Abstract

A longstanding hypothesis (“Baker's rule”) is that plant invasiveness is facilitated by floral self compatibility rather than self incompatibility. Extending this idea, invasive species whose individuals vary in degree of self compatibility within the native range might be self compatible in invading or weedy populations, due to natural selection on the mating system. We compared mating system between native and invasive ranges for two major world invasives, one annual (Echium plantagineum) and one perennial (Solanum elaeagnifolium). For an additional annual species (Centaurea solstitialis) we compared non-weedy and weedy populations in the native range. No species was strongly spontaneously self pollinating, but the degree of self compatibility after hand pollination varied dramatically.
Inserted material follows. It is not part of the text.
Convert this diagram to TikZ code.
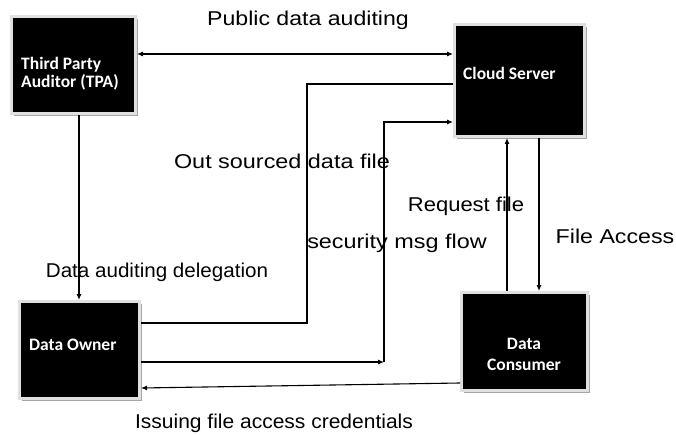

Both annuals were self incompatible in native or non-weedy populations but self compatible in invasive or weedy ones; the reverse was true for the perennial. Individuals within populations of all three species also varied in their degree of self compatibility, suggesting a basis for natural selection, and populations of the same species sharing a status (native/non-weedy, invading/weedy) varied in average self compatibility. These results support the hypothesis that differential selection of progeny during invasion can result in self-compatible populations derived from ancestrally self-incompatible ones, but that this process may be less important in perennial species, which experience multiple opportunities for sexual reproduction. Overall, however, mating system may not operate alone and its contributions to invasiveness may be conditional on other attributes of a species including physiology, morphology, and life history.